Battery life does seem to be the killer though. I've had the same experience with my EEE PC701, which can scarcely manage my ninety minute commute on a single charge. I'm hoping that the advent of the Intel Atom processor will deliver UMPCs with reasonable endurance.

HP have suggested that they might have an "interim refresh" of the Mininote line in six months or so, and offer a model with an Atom processor rather than the VIA C7-M. At that point, I'd be hard pressed to turn it down, as the form factor looks really terrific.


Oooh, pretty! And I want one! For no real reason except that it would be handy for my morning trips to Starbucks to read manuscripts and write reviews etc. And I suppose I could work in bed sometimes which would be nice. Note to self: think of cast-iron excuse for buying one.
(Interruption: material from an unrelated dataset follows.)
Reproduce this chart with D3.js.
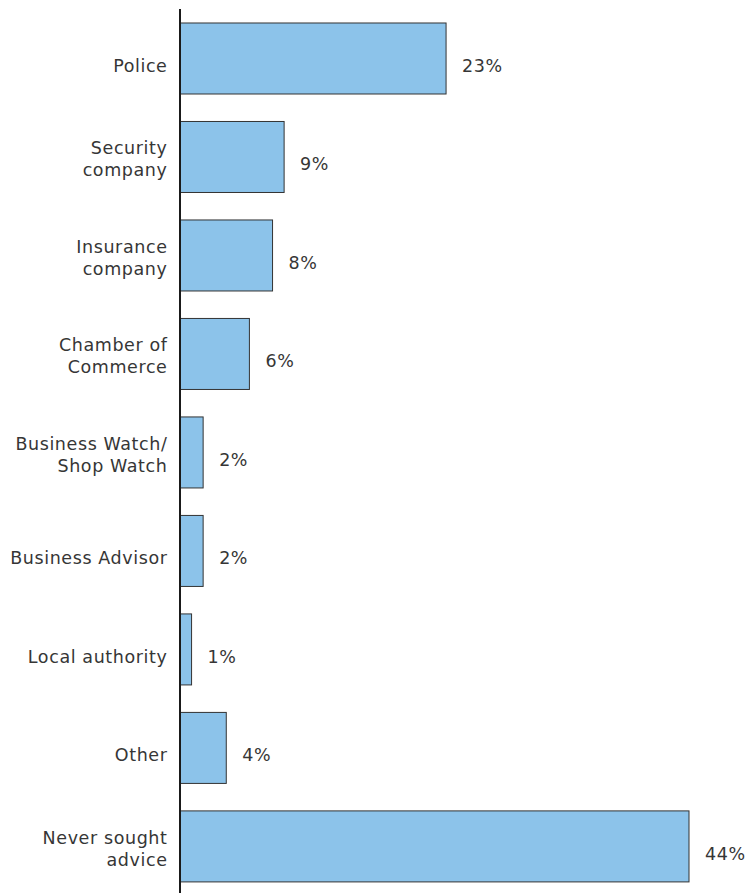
<!DOCTYPE html>
<html>
<head>
<meta charset="utf-8">
<script src="https://cdn.jsdelivr.net/npm/d3@7"></script>
<style>
  html, body { margin: 0; padding: 0; background: #fff; }
  svg { display: block; }
  text { font-family: "DejaVu Sans", "Noto Sans", sans-serif; fill: #363636; letter-spacing: 0.6px; }
</style>
</head>
<body>
<svg id="chart" width="749" height="893"></svg>
<script>
// Where businesses sought advice (share of respondents)
const categories = [
  ["Police"],
  ["Security", "company"],
  ["Insurance", "company"],
  ["Chamber of", "Commerce"],
  ["Business Watch/", "Shop Watch"],
  ["Business Advisor"],
  ["Local authority"],
  ["Other"],
  ["Never sought", "advice"]
];
const values = [23, 9, 8, 6, 2, 2, 1, 4, 44];
const valueLabels = ["23%", "9%", "8%", "6%", "2%", "2%", "1%", "4%", "44%"];

const svg = d3.select("#chart");
const keys = categories.map(c => c.join(" "));

const x = d3.scaleLinear().domain([0, 44]).range([180, 689]);
const y = d3.scaleBand()
  .domain(keys)
  .range([9.2, 895.7])
  .paddingInner(0.279)
  .paddingOuter(0.14);

const rows = keys.map((k, i) => ({ key: k, lines: categories[i], value: values[i], label: valueLabels[i] }));
const mid = d => y(d.key) + y.bandwidth() / 2;

// bars
svg.append("g").selectAll("rect")
  .data(rows)
  .join("rect")
  .attr("x", x(0))
  .attr("y", d => y(d.key))
  .attr("width", d => x(d.value) - x(0))
  .attr("height", y.bandwidth())
  .attr("fill", "#8cc3ea")
  .attr("stroke", "#333")
  .attr("stroke-width", 1);

const fontSize = 17.5;

// value labels
svg.append("g").selectAll("text")
  .data(rows)
  .join("text")
  .attr("x", d => x(d.value) + 16)
  .attr("y", d => mid(d) + 13.5)
  .attr("font-size", fontSize)
  .text(d => d.label);

// category labels (one or two lines, right-aligned)
const cat = svg.append("g").selectAll("text")
  .data(rows)
  .join("text")
  .attr("text-anchor", "end")
  .attr("font-size", fontSize);
cat.each(function(d) {
  const t = d3.select(this);
  const c = mid(d);
  const baselines = d.lines.length === 1 ? [c + 13.5] : [c - 2.5, c + 19.5];
  d.lines.forEach((ln, j) => {
    t.append("tspan")
      .attr("x", 167.5)
      .attr("y", baselines[j])
      .text(ln);
  });
});

// vertical axis line
svg.append("line")
  .attr("x1", x(0)).attr("x2", x(0))
  .attr("y1", 9).attr("y2", 893)
  .attr("stroke", "#1a1a1a")
  .attr("stroke-width", 2);
</script>
</body>
</html>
OT, sorta: Rob, if a beginner (i.e. me) wants to learn how to use Linux, where's the best place to start? Or do you know of a book you'd recommend? I know, I know ... there's thousands on the market. Exactly the problem, and it has to be idiot-proof.

Would this sort of laptop do a decent job of substituting for an eReader?


Lee, the Linux question is sort of a tricky one. On the one hand, many Linux 'flavours' now have a 'front-end' that looks a lot like Windows - and come pre-installed with OpenOffice that looks a lot like Microsoft Office - so you can do 90% of what an ordinary user wants to do just by pretending it's like Windows or OSX and just clicking on things. Slightly more involved things, like updating applications or installing new ones, seem to work differently on different flavours. And then if you get really advanced, and dig into the system itself and want to make changes to how it works, all the flavours start to look similar again, because they're based on the same core code. But that's beyond the stage I've got to. I reckon if you got a machine that came pre-installed with a flavour of Linux, you'd probably be able to get by using the method above: just pretend it's Windows. And if you do that, just make sure you go for a machine that a lot of other people are buying, because then there'll be tons of wikis and help sites for 'newbs' who hit problems.

As for e-Readers, the popular ones like the Kindle and the Sony PRS-505 have paper-like displays that you can read in bright sunlight and have zero flicker - but which aren't much good for ordinary computing. So it depends if you can bear to look at an ordinary laptop screen or prefer something more paper-like. And whether you want something book-sized and neat or can live with the bulk of a laptop. The HP2133 (which I bought) or the Asus EEE are both very cheap and very small... for laptops. And there will be a dozen similar models out in the next few months.


That is a nice computer. I love laptops as well but my new one is large 17in wide screen and heavy to carry long distance, but that doesn't stop me taking it to the library and to work.


My dad tends to buy flimsy, tiny laptops and load them with ludicrous amounts of late-model software, so I have an automatic prejudice against wee laptops, because my only experience is that they're slow and rapidly out of juice. Also I have an iBook, which is just fine in terms of weight, size, and battery life, so I need nothing more.


Man, I am going to have to hunt you down... I've just spent the last 5 hours trudging up and down Tottenham Court Road thinking SURELY I'd be able to pick one up while I was in the country... not a single one... ahem.